◆ Dataset section:
— START —

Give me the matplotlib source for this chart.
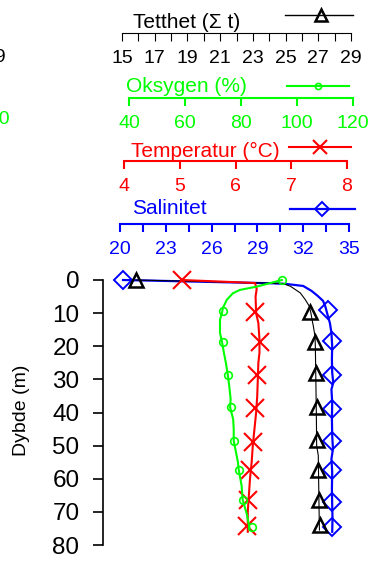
import numpy as np
import matplotlib.pyplot as plt
from matplotlib.lines import Line2D

plt.rcParams['font.family'] = ['Liberation Sans', 'DejaVu Sans']

W, H = 374, 561

# --- CTD profile (continuous lines) ---
sal_depth = [0, 1.0, 1.2, 1.8, 3.3, 4.8, 6.3, 8.0, 10.6, 13, 16, 20, 24, 28, 31,
             33, 37, 42, 47, 51, 54, 58, 63, 68, 72, 76]
sal = [20.2, 30.0, 30.9, 32.0, 32.55, 32.95, 33.3, 33.45, 33.6, 33.75, 33.85, 33.9,
       33.88, 33.9, 33.97, 33.85, 33.9, 33.88, 33.9, 33.95, 33.85, 33.9, 33.88,
       33.9, 33.92, 33.9]

dens_depth = [0, 1.05, 1.9, 3.9, 5.9, 7.9, 10, 12, 14, 17, 20, 30, 40, 50, 51.5,
              53, 60, 70, 75.5]
dens = [15.86, 24.85, 25.3, 25.9, 26.2, 26.45, 26.55, 26.62, 26.7, 26.8, 26.82,
        26.85, 26.88, 26.9, 26.95, 27.0, 27.02, 27.05, 27.07]

temp_depth = [0, 0.9, 2.7, 5, 10, 13, 18, 22, 25, 30, 35, 40, 45, 50, 55, 60, 65,
              70, 76]
temp = [5.04, 6.35, 6.38, 6.36, 6.37, 6.41, 6.43, 6.43, 6.41, 6.40, 6.39, 6.37,
        6.34, 6.31, 6.29, 6.26, 6.24, 6.22, 6.22]

oxy_depth = [0, 2.0, 3.0, 4.0, 6.0, 8.5, 10, 12, 16, 18.6, 22, 25, 28.7, 32, 36,
             38.4, 42, 45, 48.5, 52, 55, 57.4, 62, 66.4, 70.4, 75.5]
oxy = [94.6, 85.6, 79.6, 77.1, 74.9, 73.5, 73.2, 72.5, 72.5, 73.2, 73.9, 74.6,
       75.3, 75.8, 76.3, 76.1, 77.2, 77.4, 77.4, 78.2, 78.9, 79.2, 80.2, 80.6,
       82.0, 83.2]

# --- bin averages (markers) ---
sal_pt_depth = [0, 9.1, 18.4, 28.8, 38.9, 48.7, 57.4, 66.9, 74.5]
sal_pt = [20.2, 33.65, 33.87, 33.87, 33.87, 33.87, 33.87, 33.87, 33.87]

dens_pt_depth = [0, 9.6, 18.6, 28.0, 38.3, 48.3, 57.4, 66.4, 74.0]
dens_pt = [15.86, 26.5, 26.8, 26.85, 26.9, 26.9, 26.97, 27.07, 27.1]

temp_pt_depth = [0, 9.6, 18.6, 28.7, 38.7, 48.8, 57.4, 66.4, 74.3]
temp_pt = [5.04, 6.35, 6.44, 6.39, 6.35, 6.31, 6.26, 6.22, 6.2]

oxy_pt_depth = [0, 9.4, 18.6, 28.7, 38.4, 48.5, 57.4, 66.4, 74.5]
oxy_pt = [94.6, 73.7, 73.4, 75.5, 76.4, 77.6, 79.4, 80.8, 83.8]

depth_ticks = np.arange(0, 81, 10)


def fx(x):
    return x / W


def fy(y):
    return 1 - y / H


fig = plt.figure(figsize=(W / 100, H / 100), dpi=100)

PLOT_TOP, PLOT_BOT = 280, 545

# one entry per variable: scale range, pixel extent of its axis, styling
scales = [
    dict(name='Salinitet', color='#0000ff', lo=20, hi=35, x0=120, x1=349, yline=224,
         major=[20, 23, 26, 29, 32, 35], minor=np.arange(21.5, 35, 3), tlw=1.5,
         title_x=132, title_y=209, leg=(290, 355, 209), leg_m=322,
         depth=sal_depth, vals=sal, pdepth=sal_pt_depth, pvals=sal_pt,
         marker='D', ms=9, mew=1.4, lw=1.6),
    dict(name='Tetthet (\u03a3 t)', color='black', lo=15, hi=29, x0=122, x1=351, yline=33,
         major=np.arange(15, 30, 2), minor=np.arange(16, 29, 2), tlw=0.8,
         title_x=133, title_y=22, leg=(285, 353, 15), leg_m=321,
         depth=dens_depth, vals=dens, pdepth=dens_pt_depth, pvals=dens_pt,
         marker='^', ms=10, mew=1.8, lw=0.8),
    dict(name='Temperatur (\u00b0C)', color='#ff0000', lo=4, hi=8, x0=124, x1=347, yline=161,
         major=np.arange(4, 9, 1), minor=[], tlw=1.5,
         title_x=131, title_y=151, leg=(289, 351, 147), leg_m=320,
         depth=temp_depth, vals=temp, pdepth=temp_pt_depth, pvals=temp_pt,
         marker='x', ms=12.5, mew=1.5, lw=1.5),
    dict(name='Oksygen (%)', color='#00ff00', lo=40, hi=120, x0=129, x1=353, yline=98,
         major=np.arange(40, 121, 20), minor=[], tlw=1.5,
         title_x=126, title_y=87, leg=(287, 349, 86), leg_m=318,
         depth=oxy_depth, vals=oxy, pdepth=oxy_pt_depth, pvals=oxy_pt,
         marker='o', ms=5.5, mew=1.2, lw=1.5),
]

# depth axis
ax = fig.add_axes([fx(103), fy(PLOT_BOT), fx(250), (PLOT_BOT - PLOT_TOP) / H])
ax.set_ylim(80, 0)
ax.set_xlim(0, 1)
for s in ['top', 'right', 'bottom']:
    ax.spines[s].set_visible(False)
ax.spines['left'].set_linewidth(1.2)
ax.set_xticks([])
ax.set_yticks(depth_ticks)
ax.tick_params(axis='y', length=7, width=1.2, labelsize=17.5, pad=10)
ax.patch.set_visible(False)
fig.text(fx(22), fy(410), 'Dybde (m)', rotation=90, ha='center', va='center',
         fontsize=14)

for sc in scales:
    # profile drawn in its own coordinates, horizontally aligned with its scale
    dax = fig.add_axes([fx(sc['x0']), fy(PLOT_BOT), (sc['x1'] - sc['x0']) / W,
                        (PLOT_BOT - PLOT_TOP) / H])
    dax.set_xlim(sc['lo'], sc['hi'])
    dax.set_ylim(80, 0)
    dax.axis('off')
    dax.plot(sc['vals'], sc['depth'], color=sc['color'], lw=sc['lw'], clip_on=False)
    dax.plot(sc['pvals'], sc['pdepth'], ls='none', marker=sc['marker'],
             ms=sc['ms'], mew=sc['mew'], mec=sc['color'], mfc='none',
             color=sc['color'], clip_on=False)

    # scale axis above the plot
    sax = fig.add_axes([fx(sc['x0']), fy(sc['yline']), (sc['x1'] - sc['x0']) / W, 0.001])
    sax.set_xlim(sc['lo'], sc['hi'])
    sax.patch.set_visible(False)
    for s in ['top', 'right', 'left']:
        sax.spines[s].set_visible(False)
    sax.spines['bottom'].set_color(sc['color'])
    sax.spines['bottom'].set_linewidth(sc['tlw'])
    sax.set_yticks([])
    sax.set_xticks(sc['major'])
    sax.set_xticks(sc['minor'], minor=True)
    sax.set_xticklabels(['%g' % v for v in sc['major']])
    sax.tick_params(axis='x', which='both', length=6, width=sc['tlw'],
                    color=sc['color'], labelcolor=sc['color'], labelsize=14, pad=6.5)

    fig.text(fx(sc['title_x']), fy(sc['title_y']), sc['name'], color=sc['color'],
             ha='left', va='center', fontsize=15)

    lx0, lx1, ly = sc['leg']
    fig.add_artist(Line2D([fx(lx0), fx(lx1)], [fy(ly), fy(ly)], color=sc['color'],
                          lw=max(sc['lw'], 1.0), transform=fig.transFigure))
    fig.add_artist(Line2D([fx(sc['leg_m'])], [fy(ly)], ls='none', marker=sc['marker'],
                          ms=sc['ms'] * 0.8, mew=sc['mew'], mec=sc['color'],
                          mfc='none', transform=fig.transFigure))

# edge of the neighbouring panel's scale labels
fig.text(fx(6), fy(57), '29', ha='right', va='center', fontsize=14, color='black')
fig.text(fx(10), fy(120), '120', ha='right', va='center', fontsize=14, color='#00ff00')

fig.savefig('out.png', dpi=100)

— END —

◆ Task instructions:
Set the lines above down again, word for word, from the first through the one containing "W, H = 374, 561"; pictures excluded.

◆ Answer for this exercise:
Give me the matplotlib source for this chart.
import numpy as np
import matplotlib.pyplot as plt
from matplotlib.lines import Line2D

plt.rcParams['font.family'] = ['Liberation Sans', 'DejaVu Sans']

W, H = 374, 561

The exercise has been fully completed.